RECORDS SUPPLIED>
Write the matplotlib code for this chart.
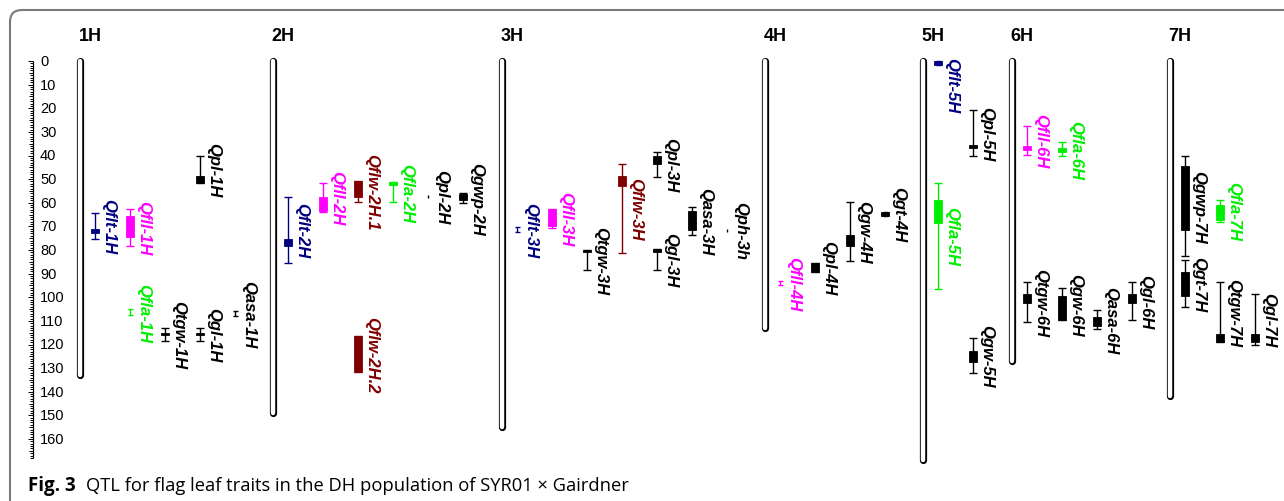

* * *

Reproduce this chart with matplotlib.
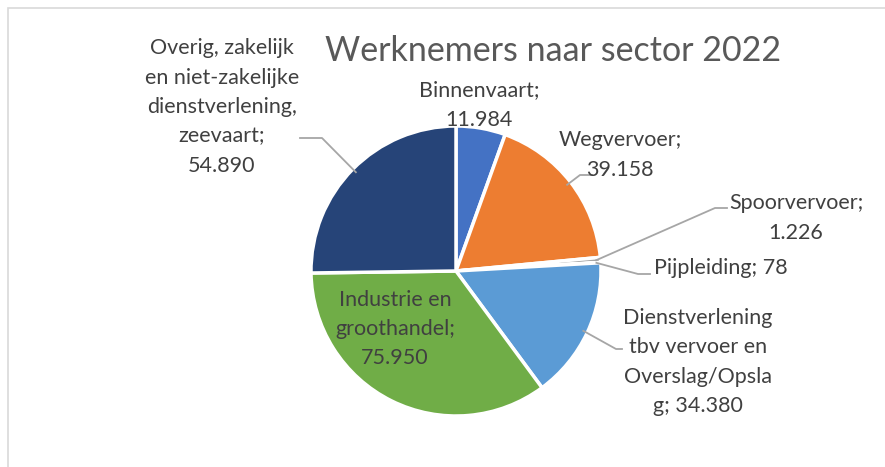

---

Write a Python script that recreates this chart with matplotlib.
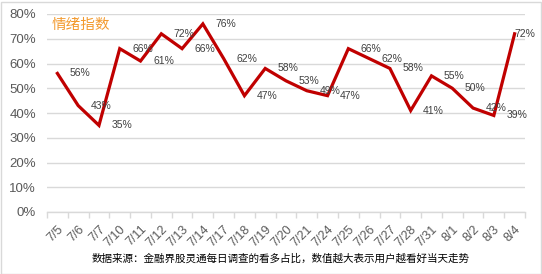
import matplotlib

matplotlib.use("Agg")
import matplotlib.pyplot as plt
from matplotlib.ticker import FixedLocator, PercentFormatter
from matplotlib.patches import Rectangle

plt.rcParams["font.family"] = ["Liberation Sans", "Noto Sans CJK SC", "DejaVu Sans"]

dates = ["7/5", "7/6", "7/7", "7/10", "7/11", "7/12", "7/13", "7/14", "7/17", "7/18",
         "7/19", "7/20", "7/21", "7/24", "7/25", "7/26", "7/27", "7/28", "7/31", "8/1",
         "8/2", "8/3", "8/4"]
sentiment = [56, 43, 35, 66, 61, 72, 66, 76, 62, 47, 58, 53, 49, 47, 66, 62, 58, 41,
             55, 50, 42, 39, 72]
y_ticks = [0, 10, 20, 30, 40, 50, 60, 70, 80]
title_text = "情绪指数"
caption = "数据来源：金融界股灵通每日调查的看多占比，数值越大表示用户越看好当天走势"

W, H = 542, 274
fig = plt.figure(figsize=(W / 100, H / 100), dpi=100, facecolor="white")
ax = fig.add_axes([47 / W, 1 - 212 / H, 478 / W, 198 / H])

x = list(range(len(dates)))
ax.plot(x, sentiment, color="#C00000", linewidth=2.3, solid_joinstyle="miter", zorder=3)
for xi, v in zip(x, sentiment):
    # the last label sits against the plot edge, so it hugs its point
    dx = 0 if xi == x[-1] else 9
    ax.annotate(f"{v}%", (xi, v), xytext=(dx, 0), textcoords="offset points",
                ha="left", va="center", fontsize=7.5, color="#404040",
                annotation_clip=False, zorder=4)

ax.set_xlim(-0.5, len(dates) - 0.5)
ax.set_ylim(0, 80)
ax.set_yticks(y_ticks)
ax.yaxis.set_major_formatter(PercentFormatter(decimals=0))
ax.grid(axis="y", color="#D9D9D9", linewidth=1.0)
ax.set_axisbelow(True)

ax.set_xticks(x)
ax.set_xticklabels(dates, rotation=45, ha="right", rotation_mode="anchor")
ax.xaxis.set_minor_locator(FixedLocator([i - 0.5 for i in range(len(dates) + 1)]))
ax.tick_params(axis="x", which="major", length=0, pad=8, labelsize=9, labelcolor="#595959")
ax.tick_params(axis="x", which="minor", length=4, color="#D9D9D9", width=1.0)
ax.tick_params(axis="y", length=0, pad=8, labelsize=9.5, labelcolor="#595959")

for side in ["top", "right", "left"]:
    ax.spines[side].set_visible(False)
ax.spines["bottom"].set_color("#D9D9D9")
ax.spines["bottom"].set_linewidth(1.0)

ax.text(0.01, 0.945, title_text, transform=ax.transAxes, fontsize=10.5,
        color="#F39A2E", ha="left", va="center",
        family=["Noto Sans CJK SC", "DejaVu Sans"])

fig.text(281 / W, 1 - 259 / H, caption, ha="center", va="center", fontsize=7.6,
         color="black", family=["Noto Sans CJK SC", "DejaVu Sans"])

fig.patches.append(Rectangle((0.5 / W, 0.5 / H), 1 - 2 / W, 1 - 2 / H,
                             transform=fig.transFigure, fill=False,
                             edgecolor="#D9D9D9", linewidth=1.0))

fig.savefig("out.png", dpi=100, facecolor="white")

WHAT YOU HAVE TO DO>
Start at the line above containing "Write a Python" and stop at the line containing "ax.set_axisbelow(True)": print those lines and everything between them exactly, but not the pictures.

ANSWER TO THIS EXERCISE>
Write a Python script that recreates this chart with matplotlib.
import matplotlib

matplotlib.use("Agg")
import matplotlib.pyplot as plt
from matplotlib.ticker import FixedLocator, PercentFormatter
from matplotlib.patches import Rectangle

plt.rcParams["font.family"] = ["Liberation Sans", "Noto Sans CJK SC", "DejaVu Sans"]

dates = ["7/5", "7/6", "7/7", "7/10", "7/11", "7/12", "7/13", "7/14", "7/17", "7/18",
         "7/19", "7/20", "7/21", "7/24", "7/25", "7/26", "7/27", "7/28", "7/31", "8/1",
         "8/2", "8/3", "8/4"]
sentiment = [56, 43, 35, 66, 61, 72, 66, 76, 62, 47, 58, 53, 49, 47, 66, 62, 58, 41,
             55, 50, 42, 39, 72]
y_ticks = [0, 10, 20, 30, 40, 50, 60, 70, 80]
title_text = "情绪指数"
caption = "数据来源：金融界股灵通每日调查的看多占比，数值越大表示用户越看好当天走势"

W, H = 542, 274
fig = plt.figure(figsize=(W / 100, H / 100), dpi=100, facecolor="white")
ax = fig.add_axes([47 / W, 1 - 212 / H, 478 / W, 198 / H])

x = list(range(len(dates)))
ax.plot(x, sentiment, color="#C00000", linewidth=2.3, solid_joinstyle="miter", zorder=3)
for xi, v in zip(x, sentiment):
    # the last label sits against the plot edge, so it hugs its point
    dx = 0 if xi == x[-1] else 9
    ax.annotate(f"{v}%", (xi, v), xytext=(dx, 0), textcoords="offset points",
                ha="left", va="center", fontsize=7.5, color="#404040",
                annotation_clip=False, zorder=4)

ax.set_xlim(-0.5, len(dates) - 0.5)
ax.set_ylim(0, 80)
ax.set_yticks(y_ticks)
ax.yaxis.set_major_formatter(PercentFormatter(decimals=0))
ax.grid(axis="y", color="#D9D9D9", linewidth=1.0)
ax.set_axisbelow(True)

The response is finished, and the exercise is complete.